I have a suspicion that the correct sign convention corresponds to the sum of the components of the eigenvectors being positive (and if they sum to zero then the topmost component should be made positive), but this seems like a pretty arbitrary condition despite it holding for several examples that I have checked.
One does not need to separately compute the eigenvectors of $A A^T$ and also $A^T A$ in order to get an SVD (even in hand calculations). Given an orthonormal eigenbasis for $A^T A$ (resp. $A A^T$), this gives you the right (resp. left) singular vectors. The eigenvalues give you the singular values upon taking square roots.

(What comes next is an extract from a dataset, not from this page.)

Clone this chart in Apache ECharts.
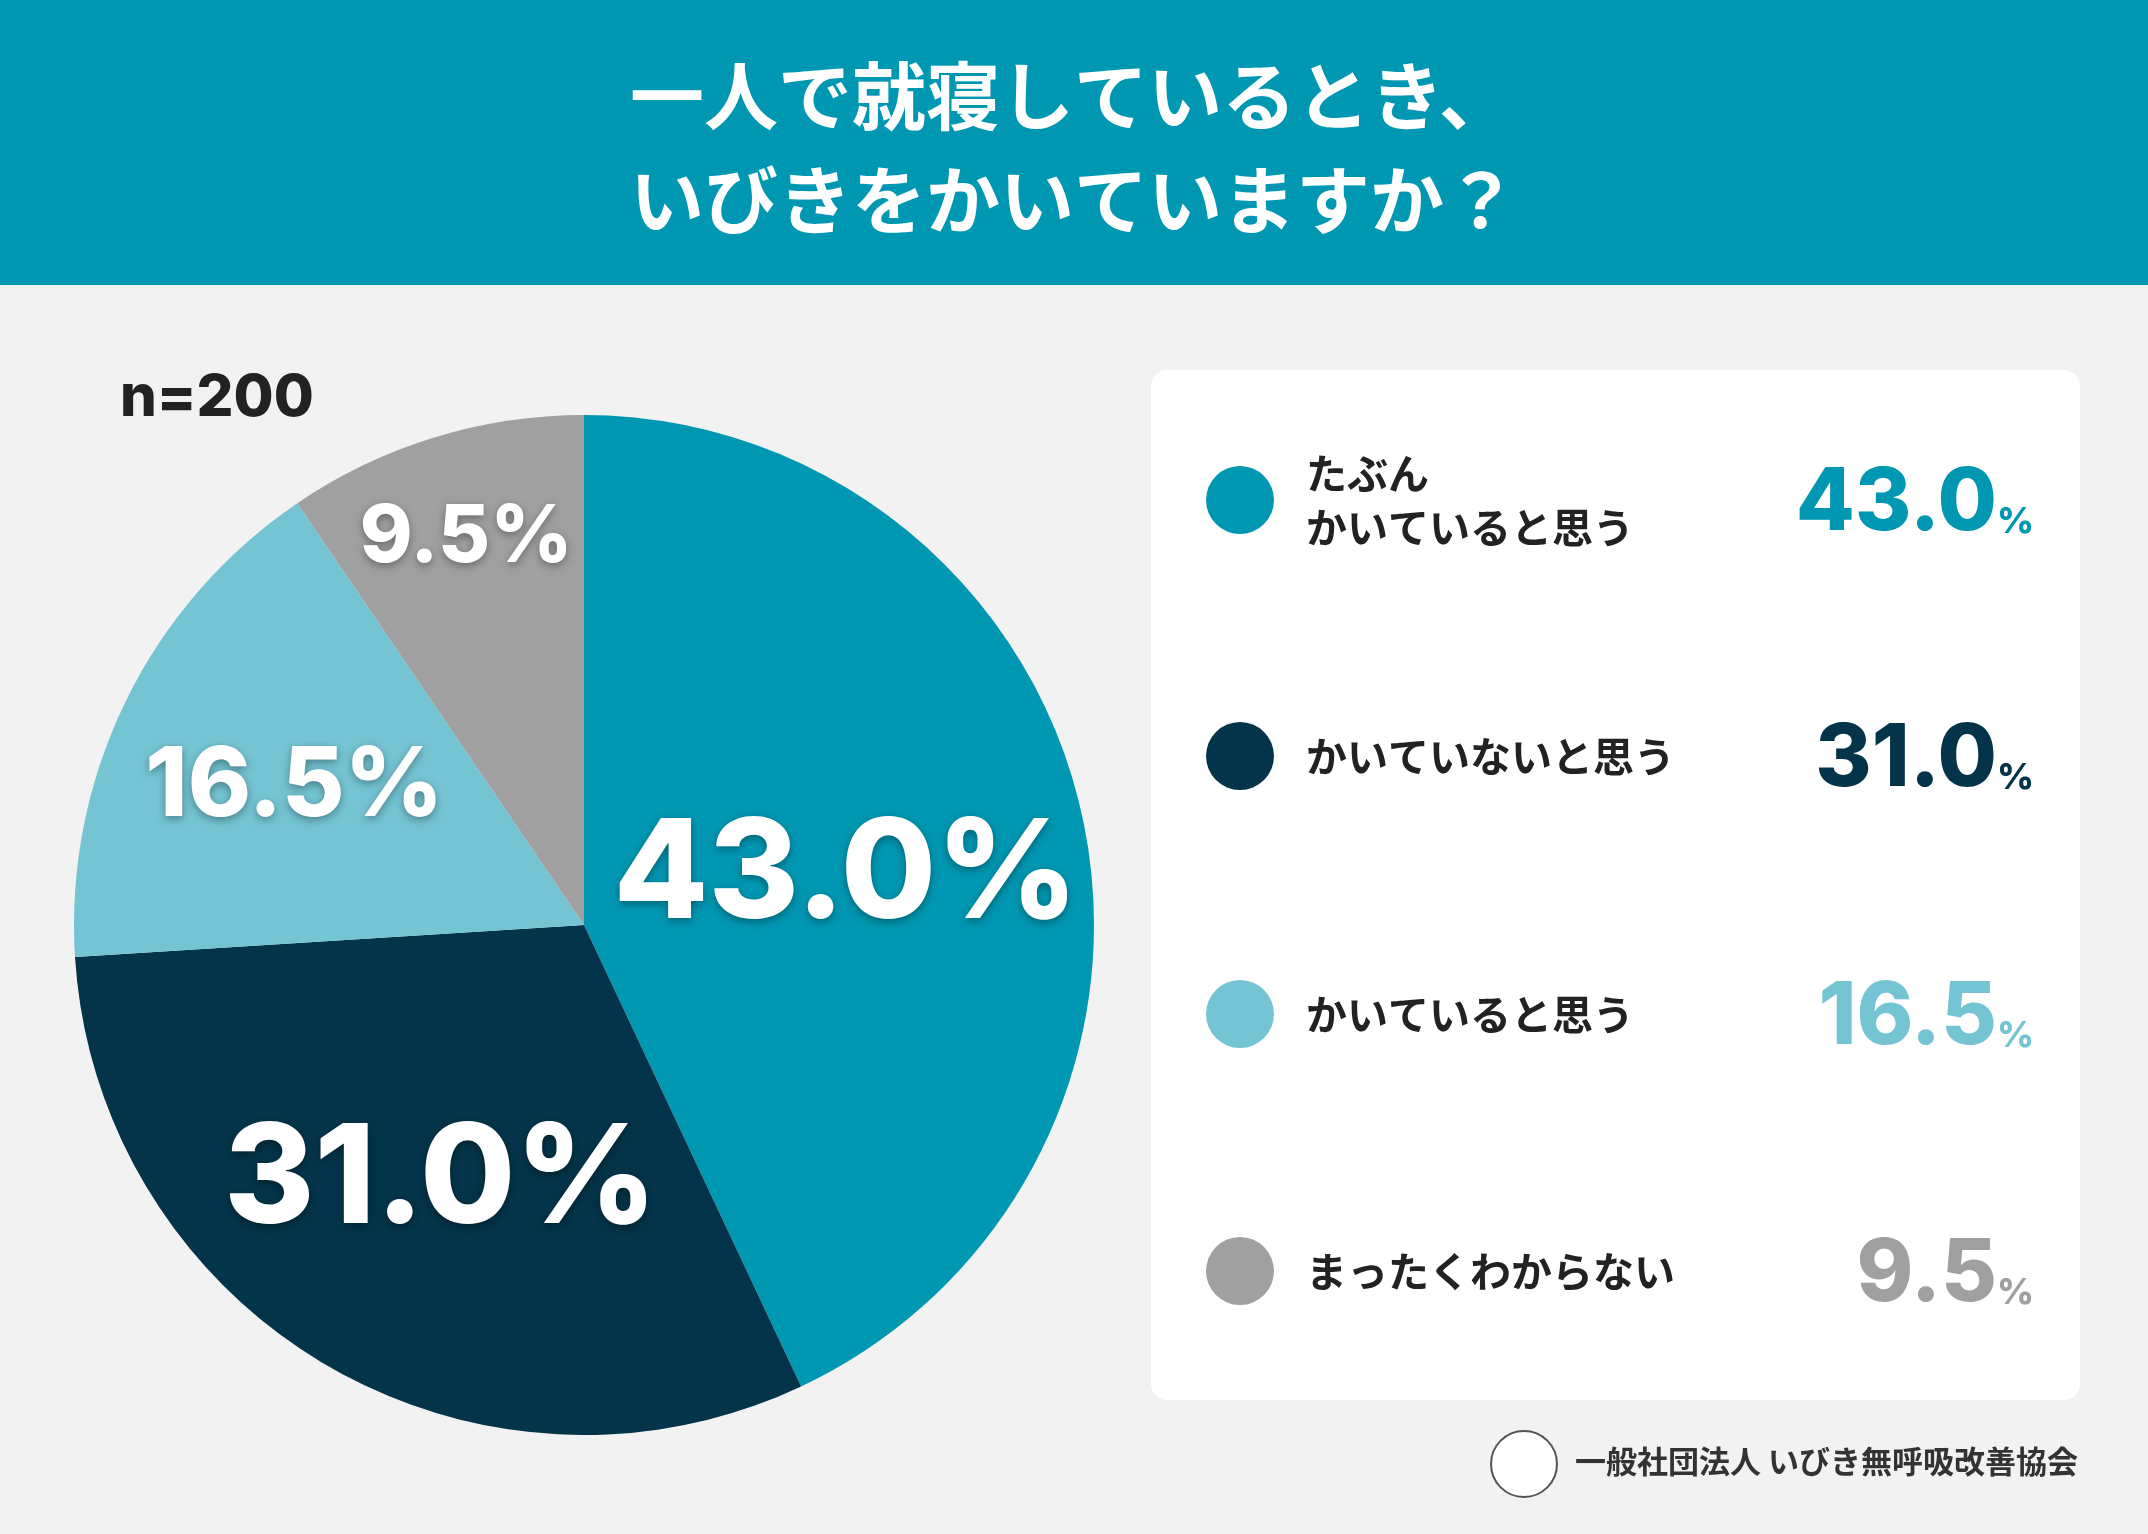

The defining equation for the SVD tells you
$$Av_i=\sigma_i u_i \\ A^T u_i=\sigma_i v_i.$$
This just follows by matrix multiplication:
$$A v_i=U \Sigma V^T v_i = U \Sigma e_i = U \sigma_i e_i = \sigma_i u_i.$$
As an aside, the above pair of equations characterize the SVD through a symmetric eigenproblem not involving $A A^T$ or $A^T A$, which is a crucial step toward developing a numerically stable algorithm for the SVD.
Anyway, if $\sigma_i \neq 0$, to get $u_i$ (resp. $v_i$) it is enough to apply $A$ (resp. $A^T$) to $v_i$ (resp. $u_i$) and divide by $\sigma_i$. If $\sigma_i$ is zero and you want a full SVD then you have some arbitrary choices to make in order to "fill out" $V$ and/or $U$ (specifically you must select any orthonormal basis for the null space of $A$ and/or $A^T$ and add it to the bona fide singular vectors).